Fikih dan Rasionalitas Kepemimpinan
Etika politik Islam menempatkan jabatan sebagai amanah yang tidak boleh digunakan untuk kepentingan simbolik atas penderitaan publik.
Abu Hamid al-Ghazali dalam Ihya’ Ulumuddin memuat peringatan keras: pemimpin adalah gembala yang bertanggung jawab atas keselamatan yang dipimpinnya, bukan keselamatan citranya.
Tradisi hisbah menempatkan perlindungan kemaslahatan umum sebagai kewajiban prioritas, sehingga tindakan pejabat yang mengorbankan efektivitas penanganan bencana demi pertunjukan kamera termasuk bentuk pelanggaran etis.
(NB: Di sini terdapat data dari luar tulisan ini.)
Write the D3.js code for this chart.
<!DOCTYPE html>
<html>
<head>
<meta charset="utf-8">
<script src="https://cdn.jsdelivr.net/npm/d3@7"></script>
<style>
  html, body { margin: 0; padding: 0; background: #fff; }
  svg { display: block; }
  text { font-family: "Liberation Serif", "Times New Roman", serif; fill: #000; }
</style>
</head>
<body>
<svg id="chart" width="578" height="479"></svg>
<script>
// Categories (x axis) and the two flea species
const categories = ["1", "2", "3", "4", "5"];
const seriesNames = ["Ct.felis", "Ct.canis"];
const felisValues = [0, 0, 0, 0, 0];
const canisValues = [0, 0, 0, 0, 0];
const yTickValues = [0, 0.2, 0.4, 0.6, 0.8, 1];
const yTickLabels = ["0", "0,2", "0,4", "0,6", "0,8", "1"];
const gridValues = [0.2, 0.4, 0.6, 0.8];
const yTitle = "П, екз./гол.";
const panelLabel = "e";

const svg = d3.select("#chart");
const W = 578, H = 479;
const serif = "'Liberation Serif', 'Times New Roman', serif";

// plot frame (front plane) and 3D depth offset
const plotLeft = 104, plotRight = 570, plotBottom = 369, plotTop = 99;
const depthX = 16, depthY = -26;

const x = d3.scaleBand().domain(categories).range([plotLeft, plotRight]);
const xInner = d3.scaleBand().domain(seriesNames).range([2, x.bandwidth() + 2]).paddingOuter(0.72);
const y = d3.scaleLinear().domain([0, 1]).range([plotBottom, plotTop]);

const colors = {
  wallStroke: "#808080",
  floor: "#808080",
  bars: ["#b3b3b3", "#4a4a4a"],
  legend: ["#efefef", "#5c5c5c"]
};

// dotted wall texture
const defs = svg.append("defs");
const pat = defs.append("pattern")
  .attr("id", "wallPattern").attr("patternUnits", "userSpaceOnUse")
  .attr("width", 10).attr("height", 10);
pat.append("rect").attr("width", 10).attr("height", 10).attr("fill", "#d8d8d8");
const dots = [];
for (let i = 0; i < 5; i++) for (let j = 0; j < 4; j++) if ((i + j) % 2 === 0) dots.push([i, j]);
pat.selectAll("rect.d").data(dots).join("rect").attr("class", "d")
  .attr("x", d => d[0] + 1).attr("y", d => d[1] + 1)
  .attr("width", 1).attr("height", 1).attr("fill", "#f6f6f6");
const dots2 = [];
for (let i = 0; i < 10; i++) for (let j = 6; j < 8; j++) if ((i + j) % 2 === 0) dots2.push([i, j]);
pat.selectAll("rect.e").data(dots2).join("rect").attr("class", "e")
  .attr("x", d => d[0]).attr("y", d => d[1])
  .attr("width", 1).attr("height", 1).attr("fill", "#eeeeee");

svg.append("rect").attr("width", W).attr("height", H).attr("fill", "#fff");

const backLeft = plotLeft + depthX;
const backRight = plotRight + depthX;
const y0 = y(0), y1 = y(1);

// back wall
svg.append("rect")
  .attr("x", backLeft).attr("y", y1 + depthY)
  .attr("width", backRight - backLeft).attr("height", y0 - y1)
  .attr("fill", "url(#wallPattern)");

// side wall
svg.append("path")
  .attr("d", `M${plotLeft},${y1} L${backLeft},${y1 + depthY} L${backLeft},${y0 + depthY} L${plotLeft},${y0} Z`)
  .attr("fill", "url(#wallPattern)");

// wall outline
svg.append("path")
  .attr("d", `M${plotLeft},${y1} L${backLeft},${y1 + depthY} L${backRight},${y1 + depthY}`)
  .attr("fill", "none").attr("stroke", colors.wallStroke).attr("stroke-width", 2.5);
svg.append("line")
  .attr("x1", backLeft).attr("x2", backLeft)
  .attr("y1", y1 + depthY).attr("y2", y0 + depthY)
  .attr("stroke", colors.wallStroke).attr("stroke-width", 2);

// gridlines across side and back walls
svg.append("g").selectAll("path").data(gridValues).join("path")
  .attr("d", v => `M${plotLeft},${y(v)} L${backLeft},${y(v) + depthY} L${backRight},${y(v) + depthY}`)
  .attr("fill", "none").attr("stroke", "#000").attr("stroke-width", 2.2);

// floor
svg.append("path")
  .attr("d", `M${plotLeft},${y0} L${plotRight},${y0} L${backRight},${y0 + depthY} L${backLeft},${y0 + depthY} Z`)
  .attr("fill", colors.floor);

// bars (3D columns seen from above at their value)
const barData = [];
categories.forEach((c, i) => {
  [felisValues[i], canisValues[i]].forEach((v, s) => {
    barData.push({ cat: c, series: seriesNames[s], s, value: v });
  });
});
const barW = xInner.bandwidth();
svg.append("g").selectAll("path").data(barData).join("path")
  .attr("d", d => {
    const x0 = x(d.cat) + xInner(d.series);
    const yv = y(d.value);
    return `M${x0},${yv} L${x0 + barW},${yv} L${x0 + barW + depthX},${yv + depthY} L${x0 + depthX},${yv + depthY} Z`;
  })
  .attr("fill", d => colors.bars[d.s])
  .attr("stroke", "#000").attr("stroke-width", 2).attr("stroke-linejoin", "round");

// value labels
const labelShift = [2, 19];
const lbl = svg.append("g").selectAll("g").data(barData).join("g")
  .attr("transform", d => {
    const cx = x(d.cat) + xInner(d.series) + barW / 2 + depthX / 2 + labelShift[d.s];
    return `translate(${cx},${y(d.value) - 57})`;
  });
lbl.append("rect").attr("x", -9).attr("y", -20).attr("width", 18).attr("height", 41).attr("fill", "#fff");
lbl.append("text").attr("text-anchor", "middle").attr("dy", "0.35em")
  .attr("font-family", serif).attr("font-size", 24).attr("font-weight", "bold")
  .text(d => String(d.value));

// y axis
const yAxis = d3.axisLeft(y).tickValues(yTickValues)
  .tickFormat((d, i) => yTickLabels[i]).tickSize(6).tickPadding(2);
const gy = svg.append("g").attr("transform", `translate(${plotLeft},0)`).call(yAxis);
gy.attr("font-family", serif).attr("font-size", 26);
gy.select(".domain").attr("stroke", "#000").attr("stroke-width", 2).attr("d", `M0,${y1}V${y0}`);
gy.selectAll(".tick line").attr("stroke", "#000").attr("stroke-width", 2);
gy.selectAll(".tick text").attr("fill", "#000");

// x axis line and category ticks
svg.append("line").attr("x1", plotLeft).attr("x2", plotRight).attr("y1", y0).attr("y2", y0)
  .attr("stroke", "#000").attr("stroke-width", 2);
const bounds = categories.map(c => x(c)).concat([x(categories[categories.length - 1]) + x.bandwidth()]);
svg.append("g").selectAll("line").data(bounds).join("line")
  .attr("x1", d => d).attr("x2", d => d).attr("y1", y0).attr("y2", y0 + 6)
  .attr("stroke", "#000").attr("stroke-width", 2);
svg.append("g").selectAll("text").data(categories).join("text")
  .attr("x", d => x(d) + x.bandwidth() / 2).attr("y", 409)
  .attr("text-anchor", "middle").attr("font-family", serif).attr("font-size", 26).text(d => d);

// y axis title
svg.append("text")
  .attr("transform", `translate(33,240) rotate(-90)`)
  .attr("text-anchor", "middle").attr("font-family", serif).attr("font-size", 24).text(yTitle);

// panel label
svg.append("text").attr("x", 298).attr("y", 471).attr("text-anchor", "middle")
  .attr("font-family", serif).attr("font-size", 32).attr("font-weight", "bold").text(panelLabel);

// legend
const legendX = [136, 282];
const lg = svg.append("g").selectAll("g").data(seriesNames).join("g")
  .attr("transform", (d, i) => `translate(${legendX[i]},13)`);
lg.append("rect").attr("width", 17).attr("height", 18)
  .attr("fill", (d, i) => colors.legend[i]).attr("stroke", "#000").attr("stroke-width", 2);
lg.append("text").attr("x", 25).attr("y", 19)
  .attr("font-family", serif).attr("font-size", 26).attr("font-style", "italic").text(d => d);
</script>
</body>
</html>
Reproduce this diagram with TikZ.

Yusuf al-Qaradawi (2001) menegaskan kemaslahatan publik sebagai fondasi syariah yang tidak dapat ditunda oleh alasan politis. Ketika bantuan tertahan demi menunggu pejabat datang, atau ketika lokasi bencana dirapikan demi kebutuhan foto, kerusakan moral kekuasaan menjadi nyata.
Amartya Sen (1999) menyebutnya display governance, sebuah pemerintahan yang memamerkan kerja, bukan menjalankannya.
Pada satu sisi lain, jaringan publik bekerja dalam ketenangan yang efektif. Kompas.com (2025) melaporkan relawan Railfans Indonesia menghimpun dan menyalurkan bantuan dalam tempo sangat singkat.
Program donasi Lazismu (2025) memperlihatkan betapa dukungan publik dapat bergerak seperti serat halus yang cepat menjangkau daerah-daerah yang terputus.
Kompasiana (2025) mencatat inisiatif warga untuk mengevakuasi korban dan memasak dapur umum tanpa menunggu perintah siapa pun, hanya digerakkan oleh rasa kemanusiaan yang organik.
Kekuatan publik ini menjadi kontras moral yang menyakitkan: di satu sisi ada gerak cepat yang spontan dan tulus; di sisi lain ada rombongan pejabat yang kadang lebih memberatkan dibanding membantu.
Peneliti sosial Ignas Kleden (2022) menulis solidaritas akar rumput merupakan sumber ketahanan publik Indonesia yang tidak pernah benar-benar dihargai negara.
Di tengah bencana Sumatra, ketahanan itu terlihat sangat terang. Relawan muncul dari kelompok pecinta kereta, komunitas hobi, pengusaha kecil, sampai komunitas daring yang tidak mengenal satu sama lain. Mereka bergerak tanpa kamera, tanpa rombongan mobil hitam, dan tanpa perlu menandai keberadaan dirinya.
Etika fikih menawarkan panduan sederhana untuk pejabat publik: kurangi protokol yang menghambat, percepat langkah yang menyelamatkan, dan kendurkan ambisi personal yang mengorbankan nyawa.
Al-Mawardi dalam al-Ahkam al-Sultaniyyah menulis pemimpin ideal adalah ia yang mendahulukan manfaat publik meskipun itu menghapuskan popularitas dirinya. Pesan klasik ini terasa sangat relevan dalam politik kontemporer yang kerap menjadikan tragedi sebagai karpet merah untuk performativitas.
Bencana bukan ruang menjadi bintang. Bencana memerlukan kepemimpinan yang bekerja diam-diam seperti para relawan, bukan pemimpin yang mengubah dukacita menjadi dekorasi pencitraan.
Publik semakin mengingat siapa yang benar-benar hadir bekerja dan siapa yang hanya hadir untuk direkam. Memori publik, seperti sejarah, tidak pernah dapat dibohongi oleh panggung politik!
Penulis adalah Founder Ethics of Care, Anggota Komisi Yudisial 2015-2020, dan Dosen UMSU.